[What to do] Go through the entries below and print each one exactly, leaving out pictures.

═══ Provided data ═══

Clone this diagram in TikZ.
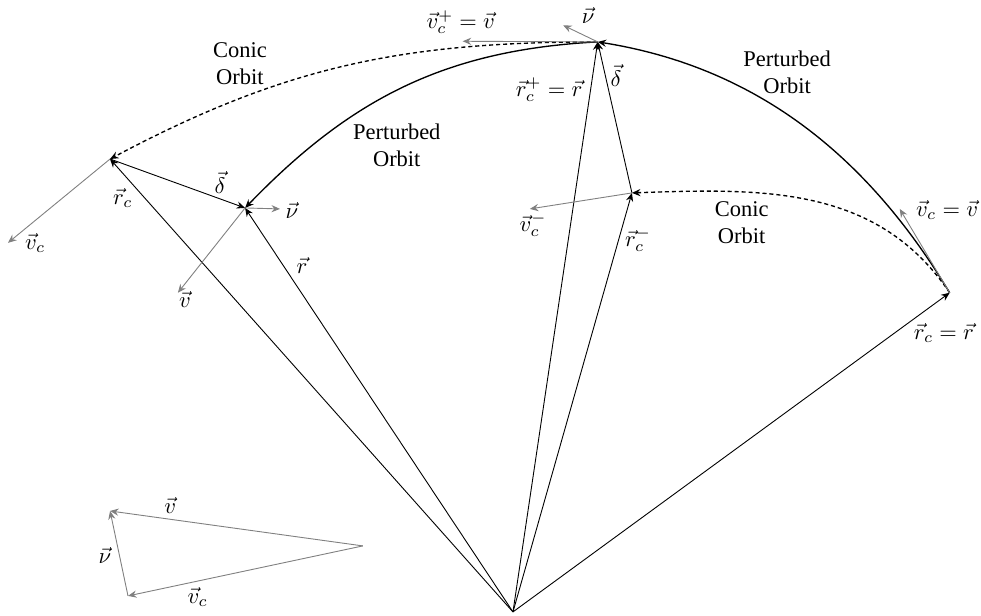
\documentclass[tikz,border=0pt]{standalone}
\usepackage{amsmath}
\usepackage{fontspec}
\setmainfont{Liberation Serif}
\usetikzlibrary{arrows.meta, positioning}

\begin{document}
\begin{tikzpicture}[
			>={Stealth[length=3.8pt, width=3.2pt, inset=1.3pt]},
			posvec/.style={->},
			velvec/.style={->, gray},
			orbit/.style={->, semithick},
			conic/.style={->, semithick, dash pattern=on 1.8pt off 1.3pt},
			lbl/.style={inner sep=1pt, align=center}
			]
			\useasboundingbox (0,0) rectangle (15.33,9.625);
			% Points
			\coordinate (O) at (8.016, 0.0625);
			\coordinate (R) at (14.84, 5.05);
			\coordinate (T) at (9.34, 8.97);
			\coordinate (P) at (3.83, 6.375);
			\coordinate (C) at (1.72, 7.14);
			\coordinate (M) at (9.875, 6.61);
			
			% Orbits
			\draw[orbit] (R) to[out=121, in=-9, looseness=0.95] (T);
			\draw[orbit] (T) to[out=183, in=46] (P);
			\draw[conic] (T) to[out=180, in=28] (C);
			\draw[conic] (R) to[out=124, in=2] (M);
			
			% Position vectors
			\draw[posvec] (O) -- (R);
			\draw[posvec] (O) -- (T);
			\draw[posvec] (O) -- (M);
			\draw[posvec] (O) -- (C);
			\draw[posvec] (O) -- (P);
			\draw[posvec] (C) -- (P);
			\draw[posvec] (M) -- (T);
			
			% Velocity vectors
			\coordinate (vT) at (7.23, 8.98);
			\coordinate (nuT) at (8.80, 9.23);
			\coordinate (nuP) at (4.375, 6.36);
			\coordinate (vP) at (2.78, 5.05);
			\coordinate (vC) at (0.125, 5.83);
			\coordinate (vM) at (8.28, 6.36);
			\coordinate (vR) at (14.06, 6.36);
			\draw[velvec] (T) -- (vT);
			\draw[velvec] (T) -- (nuT);
			\draw[velvec] (P) -- (nuP);
			\draw[velvec] (P) -- (vP);
			\draw[velvec] (C) -- (vC);
			\draw[velvec] (M) -- (vM);
			\draw[velvec] (R) -- (vR);
			
			% Vector triangle
			\coordinate (A) at (5.67, 1.094);
			\coordinate (B) at (1.72, 1.64);
			\coordinate (D) at (2.0, 0.3125);
			\draw[velvec] (A) -- (B);
			\draw[velvec] (A) -- (D);
			\draw[velvec] (D) -- (B);
			
			% Labels
			\node[lbl] (conicA) at (3.75, 8.625) {Conic\\Orbit};
			\node[lbl] (pertA) at (6.2, 7.36) {Perturbed\\Orbit};
			\node[lbl] (pertB) at (12.3, 8.5) {Perturbed\\Orbit};
			\node[lbl] (conicB) at (11.59, 6.14) {Conic\\Orbit};
			\node[lbl] (vTlbl) at (7.20, 9.28) {$\vec{v}_c^+ = \vec{v}$};
			\node[lbl] (nuTlbl) at (9.19, 9.39) {$\vec{\nu}$};
			\node[lbl] (rTlbl) at (8.58, 8.22) {$\vec{r}_c^+ = \vec{r}$};
			\node[lbl] (dTlbl) at (9.625, 8.45) {$\vec{\delta}$};
			\node[lbl] (dPlbl) at (3.44, 6.77) {$\vec{\delta}$};
			\node[lbl] (rClbl) at (1.92, 6.53) {$\vec{r}_c$};
			\node[lbl] (rPlbl) at (4.72, 5.47) {$\vec{r}$};
			\node[lbl] (nuPlbl) at (4.56, 6.34) {$\vec{\nu}$};
			\node[lbl] (vPlbl) at (2.89, 4.94) {$\vec{v}$};
			\node[lbl] (vClbl) at (0.55, 5.83) {$\vec{v}_c$};
			\node[lbl] (vMlbl) at (8.33, 6.11) {$\vec{v}_c^-$};
			\node[lbl] (rMlbl) at (9.97, 5.875) {$\vec{r}_c^-$};
			\node[lbl] (vRlbl) at (14.8, 6.34) {$\vec{v}_c = \vec{v}$};
			\node[lbl] (rRlbl) at (14.75, 4.42) {$\vec{r}_c = \vec{r}$};
			\node[lbl] (vAlbl) at (2.66, 1.73) {$\vec{v}$};
			\node[lbl] (nuDlbl) at (1.64, 0.95) {$\vec{\nu}$};
			\node[lbl] (vDlbl) at (3.09, 0.30) {$\vec{v}_c$};
		\end{tikzpicture}
\end{document}
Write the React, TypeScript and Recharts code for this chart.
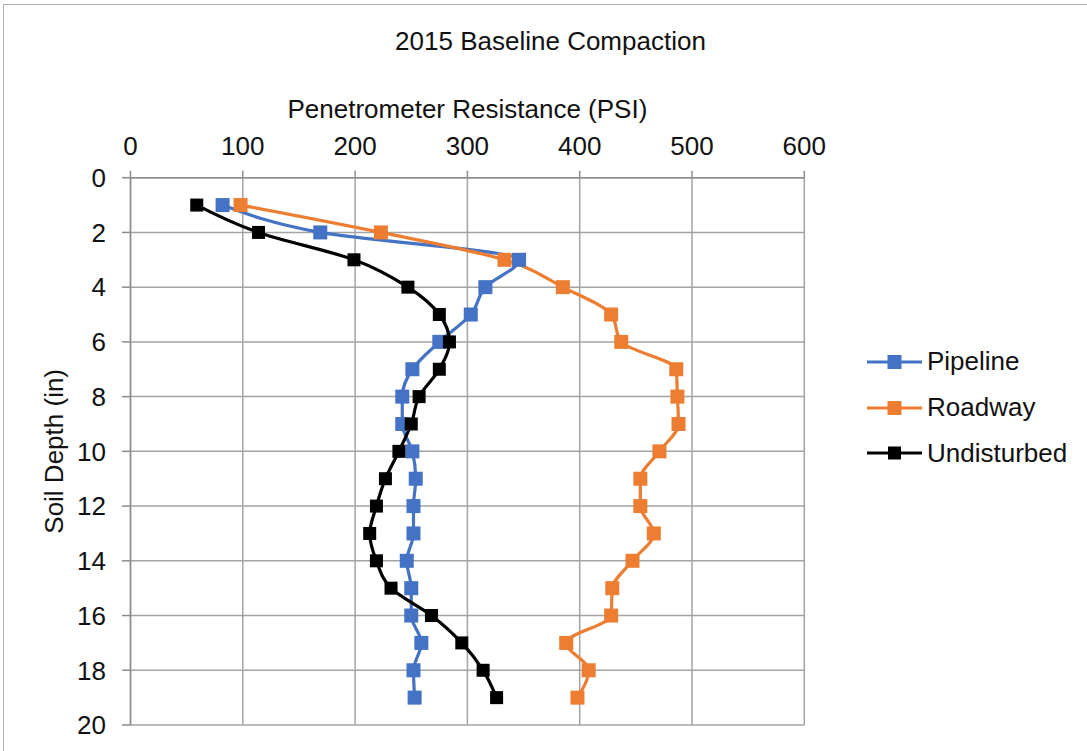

═══

[Exercise result]
Clone this diagram in TikZ.
\documentclass[tikz,border=0pt]{standalone}
\usepackage{amsmath}
\usepackage{fontspec}
\setmainfont{Liberation Serif}
\usetikzlibrary{arrows.meta, positioning}

\begin{document}
\begin{tikzpicture}[
			>={Stealth[length=3.8pt, width=3.2pt, inset=1.3pt]},
			posvec/.style={->},
			velvec/.style={->, gray},
			orbit/.style={->, semithick},
			conic/.style={->, semithick, dash pattern=on 1.8pt off 1.3pt},
			lbl/.style={inner sep=1pt, align=center}
			]
			\useasboundingbox (0,0) rectangle (15.33,9.625);
			% Points
			\coordinate (O) at (8.016, 0.0625);
			\coordinate (R) at (14.84, 5.05);
			\coordinate (T) at (9.34, 8.97);
			\coordinate (P) at (3.83, 6.375);
			\coordinate (C) at (1.72, 7.14);
			\coordinate (M) at (9.875, 6.61);
			
			% Orbits
			\draw[orbit] (R) to[out=121, in=-9, looseness=0.95] (T);
			\draw[orbit] (T) to[out=183, in=46] (P);
			\draw[conic] (T) to[out=180, in=28] (C);
			\draw[conic] (R) to[out=124, in=2] (M);
			
			% Position vectors
			\draw[posvec] (O) -- (R);
			\draw[posvec] (O) -- (T);
			\draw[posvec] (O) -- (M);
			\draw[posvec] (O) -- (C);
			\draw[posvec] (O) -- (P);
			\draw[posvec] (C) -- (P);
			\draw[posvec] (M) -- (T);
			
			% Velocity vectors
			\coordinate (vT) at (7.23, 8.98);
			\coordinate (nuT) at (8.80, 9.23);
			\coordinate (nuP) at (4.375, 6.36);
			\coordinate (vP) at (2.78, 5.05);
			\coordinate (vC) at (0.125, 5.83);
			\coordinate (vM) at (8.28, 6.36);
			\coordinate (vR) at (14.06, 6.36);
			\draw[velvec] (T) -- (vT);
			\draw[velvec] (T) -- (nuT);
			\draw[velvec] (P) -- (nuP);
			\draw[velvec] (P) -- (vP);
			\draw[velvec] (C) -- (vC);
			\draw[velvec] (M) -- (vM);
			\draw[velvec] (R) -- (vR);
			
			% Vector triangle
			\coordinate (A) at (5.67, 1.094);
			\coordinate (B) at (1.72, 1.64);
			\coordinate (D) at (2.0, 0.3125);
			\draw[velvec] (A) -- (B);
			\draw[velvec] (A) -- (D);
			\draw[velvec] (D) -- (B);
			
			% Labels
			\node[lbl] (conicA) at (3.75, 8.625) {Conic\\Orbit};
			\node[lbl] (pertA) at (6.2, 7.36) {Perturbed\\Orbit};
			\node[lbl] (pertB) at (12.3, 8.5) {Perturbed\\Orbit};
			\node[lbl] (conicB) at (11.59, 6.14) {Conic\\Orbit};
			\node[lbl] (vTlbl) at (7.20, 9.28) {$\vec{v}_c^+ = \vec{v}$};
			\node[lbl] (nuTlbl) at (9.19, 9.39) {$\vec{\nu}$};
			\node[lbl] (rTlbl) at (8.58, 8.22) {$\vec{r}_c^+ = \vec{r}$};
			\node[lbl] (dTlbl) at (9.625, 8.45) {$\vec{\delta}$};
			\node[lbl] (dPlbl) at (3.44, 6.77) {$\vec{\delta}$};
			\node[lbl] (rClbl) at (1.92, 6.53) {$\vec{r}_c$};
			\node[lbl] (rPlbl) at (4.72, 5.47) {$\vec{r}$};
			\node[lbl] (nuPlbl) at (4.56, 6.34) {$\vec{\nu}$};
			\node[lbl] (vPlbl) at (2.89, 4.94) {$\vec{v}$};
			\node[lbl] (vClbl) at (0.55, 5.83) {$\vec{v}_c$};
			\node[lbl] (vMlbl) at (8.33, 6.11) {$\vec{v}_c^-$};
			\node[lbl] (rMlbl) at (9.97, 5.875) {$\vec{r}_c^-$};
			\node[lbl] (vRlbl) at (14.8, 6.34) {$\vec{v}_c = \vec{v}$};
			\node[lbl] (rRlbl) at (14.75, 4.42) {$\vec{r}_c = \vec{r}$};
			\node[lbl] (vAlbl) at (2.66, 1.73) {$\vec{v}$};
			\node[lbl] (nuDlbl) at (1.64, 0.95) {$\vec{\nu}$};
			\node[lbl] (vDlbl) at (3.09, 0.30) {$\vec{v}_c$};
		\end{tikzpicture}
\end{document}
Write the React, TypeScript and Recharts code for this chart.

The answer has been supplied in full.